Si la notion de « crise d’adolescence » nous semble aujourd’hui mal formée, car elle suppose de considérer l’adolescence comme une période de développement à risque entre enfance et âge adulte, tout indique néanmoins que le parlêtre traverse, au temps de la jeunesse, un moment critique où s’opère une disjonction entre l’Autre du symbolique, de l’autorité, et l’Autre du corps, entre le lieu où ça se dit et le lieu où ça se jouit.
Pourquoi une telle disjonction ? Parce qu’un élément hétérogène, une nouvelle satisfaction, entre en jeu, du fait des « métamorphoses de la puberté », qui vient introduire un moment de crise à la fois dans l’Autre, qui ne peut en répondre, et un moment de crise dans le corps, dont l’image est trouée par cette jouissance, que Lacan désigne comme jouissance phallique. Cette jouissance « neuve », hors-corps, vient s’interposer entre celles qui se distinguent comme filles et ceux qui se distinguent comme garçons. Ainsi commencent les embrouilles entre les sexes, dans les meilleurs des cas.

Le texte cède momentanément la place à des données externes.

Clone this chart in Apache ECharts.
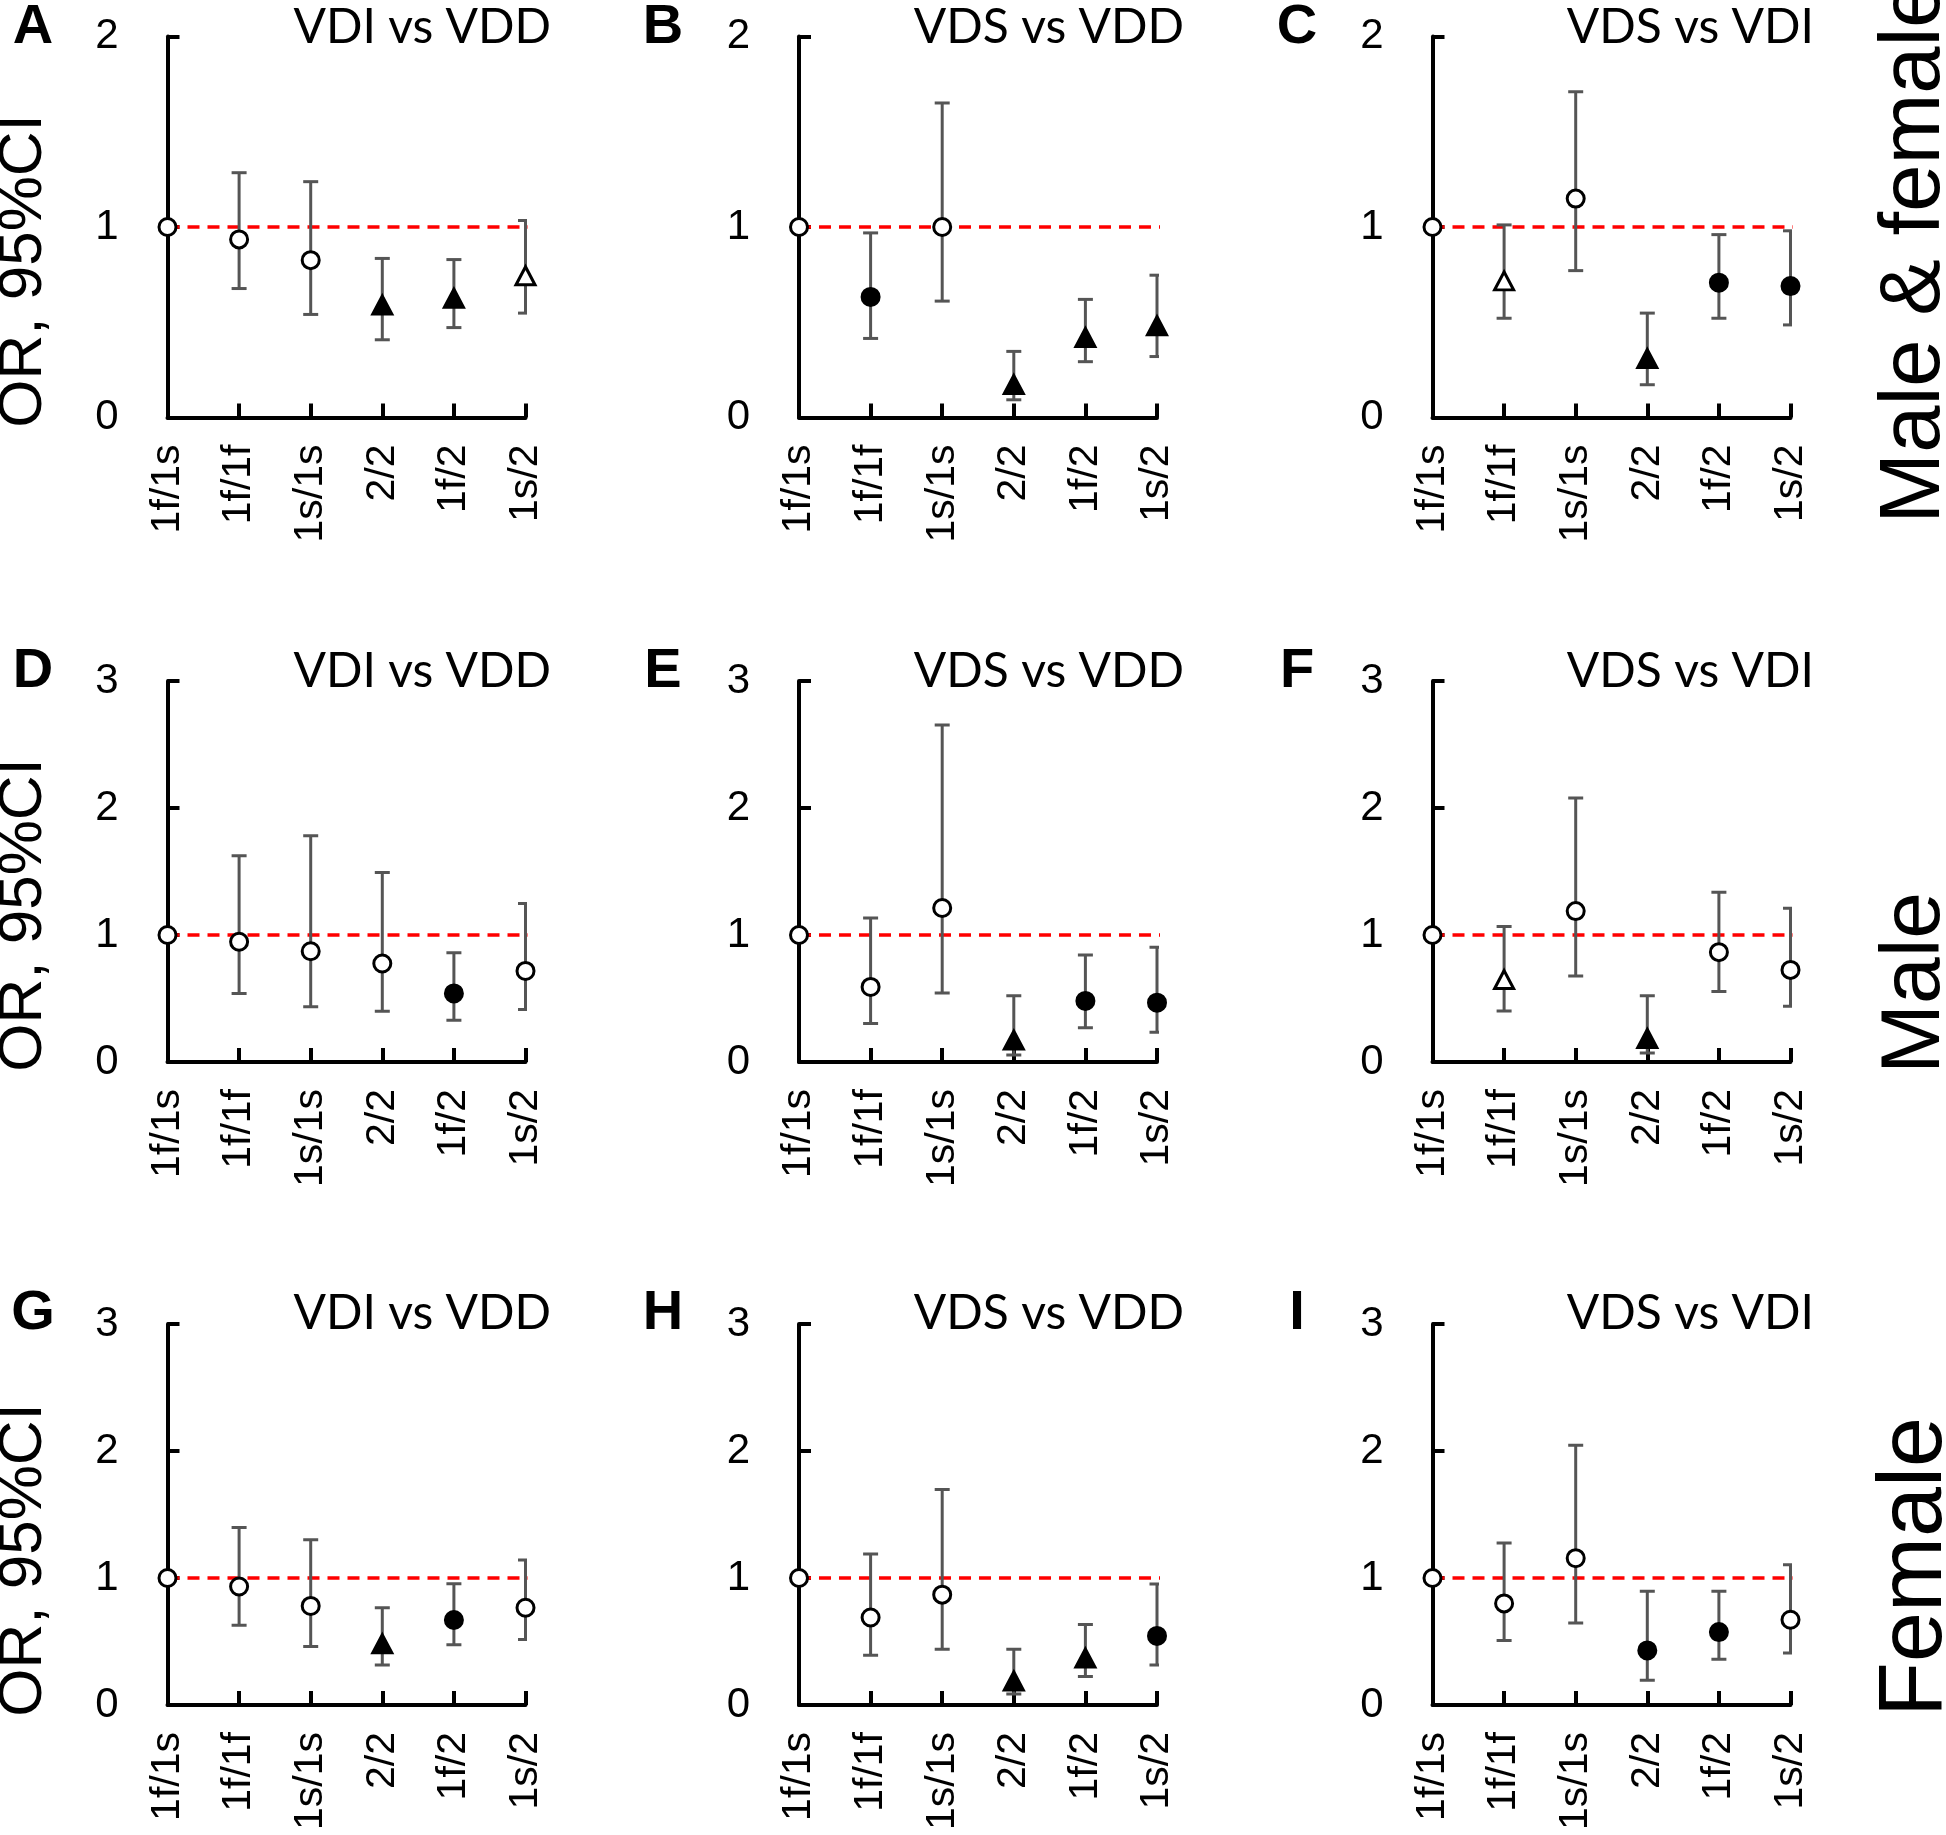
<!DOCTYPE html>
<html>
<head>
<meta charset="utf-8">
<script src="https://cdn.jsdelivr.net/npm/echarts@6/dist/echarts.min.js"></script>
<style>
  html, body { margin: 0; padding: 0; background: #fff; }
  #chart { width: 1946px; height: 1835px; }
</style>
</head>
<body>
<div id="chart"></div>
<script>
// categories and labels
const genotypes = ['1f/1s', '1f/1f', '1s/1s', '2/2', '1f/2', '1s/2'];
const panelLetters = ['A', 'B', 'C', 'D', 'E', 'F', 'G', 'H', 'I'];
const comparisons = ['VDI vs VDD', 'VDS vs VDD', 'VDS vs VDI'];
const groupLabels = ['Male & female', 'Male', 'Female'];
const yAxisName = 'OR, 95%CI';
const yMaxByRow = [2, 3, 3];
const REF_OR = 1;
const REF_END = 5.3; // dashed reference runs a little past the last genotype

// marker codes: oc = open circle, fc = filled circle, ot = open triangle, ft = filled triangle
// A: male & female, VDI vs VDD
const orA = [1, 0.935, 0.826, 0.59, 0.626, 0.744];
const loA = [null, 0.677, 0.541, 0.408, 0.472, 0.548];
const hiA = [null, 1.285, 1.238, 0.835, 0.829, 1.034];
const mkA = ['oc', 'oc', 'oc', 'ft', 'ft', 'ot'];
// B: male & female, VDS vs VDD
const orB = [1, 0.633, 1.0, 0.173, 0.42, 0.482];
const loB = [null, 0.415, 0.611, 0.093, 0.293, 0.32];
const hiB = [null, 0.969, 1.651, 0.347, 0.62, 0.747];
const mkB = ['oc', 'fc', 'oc', 'ft', 'ft', 'ft'];
// C: male & female, VDS vs VDI
const orC = [1, 0.717, 1.149, 0.309, 0.708, 0.69];
const loC = [null, 0.521, 0.771, 0.172, 0.521, 0.486];
const hiC = [null, 1.011, 1.71, 0.548, 0.96, 0.98];
const mkC = ['oc', 'ot', 'oc', 'ft', 'fc', 'fc'];
// D: male, VDI vs VDD
const orD = [1, 0.947, 0.872, 0.776, 0.54, 0.717];
const loD = [null, 0.54, 0.436, 0.399, 0.329, 0.413];
const hiD = [null, 1.625, 1.782, 1.493, 0.86, 1.248];
const mkD = ['oc', 'oc', 'oc', 'oc', 'fc', 'oc'];
// E: male, VDS vs VDD
const orE = [1, 0.591, 1.213, 0.172, 0.481, 0.467];
const loE = [null, 0.304, 0.543, 0.056, 0.27, 0.234];
const hiE = [null, 1.134, 2.654, 0.521, 0.842, 0.903];
const mkE = ['oc', 'oc', 'oc', 'ft', 'fc', 'fc'];
// F: male, VDS vs VDI
const orF = [1, 0.649, 1.188, 0.185, 0.865, 0.725];
const loF = [null, 0.402, 0.677, 0.07, 0.556, 0.438];
const hiF = [null, 1.067, 2.079, 0.522, 1.337, 1.211];
const mkF = ['oc', 'ot', 'oc', 'ft', 'oc', 'oc'];
// G: female, VDI vs VDD
const orG = [1, 0.933, 0.78, 0.482, 0.669, 0.766];
const loG = [null, 0.627, 0.46, 0.315, 0.474, 0.515];
const hiG = [null, 1.398, 1.301, 0.766, 0.955, 1.142];
const mkG = ['oc', 'oc', 'oc', 'ft', 'fc', 'oc'];
// H: female, VDS vs VDD
const orH = [1, 0.689, 0.869, 0.189, 0.369, 0.544];
const loH = [null, 0.392, 0.439, 0.086, 0.225, 0.314];
const hiH = [null, 1.189, 1.697, 0.439, 0.633, 0.953];
const mkH = ['oc', 'oc', 'oc', 'ft', 'ft', 'fc'];
// I: female, VDS vs VDI
const orI = [1, 0.8, 1.156, 0.43, 0.574, 0.671];
const loI = [null, 0.507, 0.646, 0.194, 0.36, 0.41];
const hiI = [null, 1.276, 2.046, 0.895, 0.895, 1.104];
const mkI = ['oc', 'oc', 'oc', 'fc', 'fc', 'oc'];

const panels = [
  [orA, loA, hiA, mkA], [orB, loB, hiB, mkB], [orC, loC, hiC, mkC],
  [orD, loD, hiD, mkD], [orE, loE, hiE, mkE], [orF, loF, hiF, mkF],
  [orG, loG, hiG, mkG], [orH, loH, hiH, mkH], [orI, loI, hiI, mkI],
];

// layout
const gridLeft = [167.5, 799, 1432.5];
const gridTop = [36.5, 681, 1324];
const gridW = 358;
const gridH = 381;
const titleRight = [551, 1184, 1814];
const letterX = [33, 663, 1297];
const headY = [28, 672, 1314];
const sideY = [252, 983, 1567];
const sideSize = [85, 84, 90];
const nameY = [271, 915, 1560];

const tickFont = 'Liberation Sans, Arial, sans-serif';

const grids = [], xAxes = [], yAxes = [], series = [], graphics = [];

panels.forEach(([or, lo, hi, mk], p) => {
  const r = Math.floor(p / 3), c = p % 3;
  grids.push({ left: gridLeft[c], top: gridTop[r], width: gridW, height: gridH });

  xAxes.push({
    gridIndex: p, type: 'value', min: 0, max: genotypes.length - 1, interval: 1,
    axisLine: { lineStyle: { color: '#000', width: 4 } },
    axisTick: { inside: true, length: 14, lineStyle: { color: '#000', width: 4 } },
    axisLabel: {
      rotate: 90, margin: 27, color: '#000', fontSize: 41, fontFamily: tickFont,
      formatter: (v) => genotypes[v] || '',
    },
    splitLine: { show: false },
  });
  yAxes.push({
    gridIndex: p, type: 'value', min: 0, max: yMaxByRow[r], interval: 1,
    axisLine: { show: true, lineStyle: { color: '#000', width: 4 } },
    axisTick: { show: true, inside: true, length: 12, lineStyle: { color: '#000', width: 4 } },
    axisLabel: { margin: 49, color: '#000', fontSize: 42, fontFamily: tickFont },
    splitLine: { show: false },
  });

  // OR = 1 reference
  series.push({
    type: 'line', xAxisIndex: p, yAxisIndex: p, silent: true, clip: false, z: 1,
    symbol: 'none', animation: false,
    data: [[0, REF_OR], [REF_END, REF_OR]],
    lineStyle: { color: '#ff0000', width: 3.5, type: [12, 8], opacity: 1 },
  });

  // 95% CI bars
  const ci = [];
  or.forEach((v, i) => { if (lo[i] != null) ci.push([i, lo[i], hi[i]]); });
  series.push({
    type: 'custom', xAxisIndex: p, yAxisIndex: p, silent: true, clip: true, z: 2,
    animation: false,
    lineStyle: { width: 3 },
    encode: { x: 0, y: [1, 2] },
    data: ci,
    renderItem(params, api) {
      const x = api.value(0);
      const top = api.coord([x, api.value(2)]);
      const bot = api.coord([x, api.value(1)]);
      const hw = 7.5;
      const style = { stroke: '#555', lineWidth: 3 };
      return {
        type: 'group',
        children: [
          { type: 'line', shape: { x1: top[0], y1: top[1], x2: bot[0], y2: bot[1] }, style },
          { type: 'line', shape: { x1: top[0] - hw, y1: top[1], x2: top[0] + hw, y2: top[1] }, style },
          { type: 'line', shape: { x1: bot[0] - hw, y1: bot[1], x2: bot[0] + hw, y2: bot[1] }, style },
        ],
      };
    },
  });

  // point estimates
  series.push({
    type: 'scatter', xAxisIndex: p, yAxisIndex: p, silent: true, clip: false, z: 3,
    animation: false,
    data: or.map((v, i) => {
      const tri = mk[i][1] === 't';
      const filled = mk[i][0] === 'f';
      return {
        value: [i, v],
        symbol: tri ? 'triangle' : 'circle',
        symbolSize: tri ? [19, 18] : 17,
        itemStyle: {
          color: filled ? '#000' : '#fff', borderColor: '#000', borderWidth: 3, opacity: 1,
        },
      };
    }),
  });

  // panel letter and comparison title
  graphics.push({
    type: 'text', x: letterX[c], y: headY[r],
    style: { text: panelLetters[p], font: 'bold 56px Liberation Sans, Arial, sans-serif',
      fill: '#000', align: 'center', verticalAlign: 'middle' },
  });
  graphics.push({
    type: 'text', x: titleRight[c], y: headY[r],
    style: { text: comparisons[c], font: '48px Lato, sans-serif',
      fill: '#000', align: 'right', verticalAlign: 'middle' },
  });
});

for (let r = 0; r < 3; r++) {
  graphics.push({
    type: 'text', x: 24, y: nameY[r], rotation: Math.PI / 2,
    style: { text: yAxisName, font: '62px Liberation Sans, Arial, sans-serif',
      fill: '#000', align: 'center', verticalAlign: 'middle' },
  });
  graphics.push({
    type: 'text', x: 1916, y: sideY[r], rotation: Math.PI / 2,
    style: { text: groupLabels[r], font: sideSize[r] + 'px Liberation Sans, Arial, sans-serif',
      fill: '#000', align: 'center', verticalAlign: 'middle' },
  });
}

const chart = echarts.init(document.getElementById('chart'), null, { renderer: 'canvas' });
chart.setOption({
  animation: false,
  backgroundColor: '#fff',
  grid: grids,
  xAxis: xAxes,
  yAxis: yAxes,
  series,
  graphic: graphics,
});
</script>
</body>
</html>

Une certaine embrouille dans la langue, qui noue l’Autre et le corps, en témoigne.
À défaut de cet effet de coupure – symptomatique le plus souvent –, qui localise la jouissance et la répartit dans les semblants du sexe, prolifèrent des mises en actes qui font coupures sur le corps ou qui nient toute coupure : scarifications, anorexie-boulimie, recours à des substances marquées d’interdiction.
Depuis toujours, au temps de la jeunesse, le parlêtre est une plaque sensible sur laquelle s’enregistrent toutes les crises du discours courant, crises dans la représentation, crises dans les modes de jouir. Aujourd’hui, le moment critique dans le social s’oriente vers un nouveau rapport à l’objet et au corps de l’autre plutôt que vers les idéaux. Les signifiants qui indexent ce nouveau rapport sont ceux « d’addiction » et de « harcèlement », sollicitant chaque « ado » à prendre position face à ces nouveaux réseaux. Avec les jeunes qu’il rencontre, un psychanalyste peut relever le pari de dégager les signifiants particularisés et les objets qui valent.
Dans une intervention à Milan en 1972, Lacan dit que « jeunesse est un mot tendre ». C’est en effet un mot qui donne une chance de se confronter au malentendu des semblants et au réel de la jouissance, sans s’en faire les servants. « Jeunes gens », « jeune fille », « jeune homme », sont des titres dont chacun, au temps de sa jeunesse », peut s’emparer, pour s’en parer.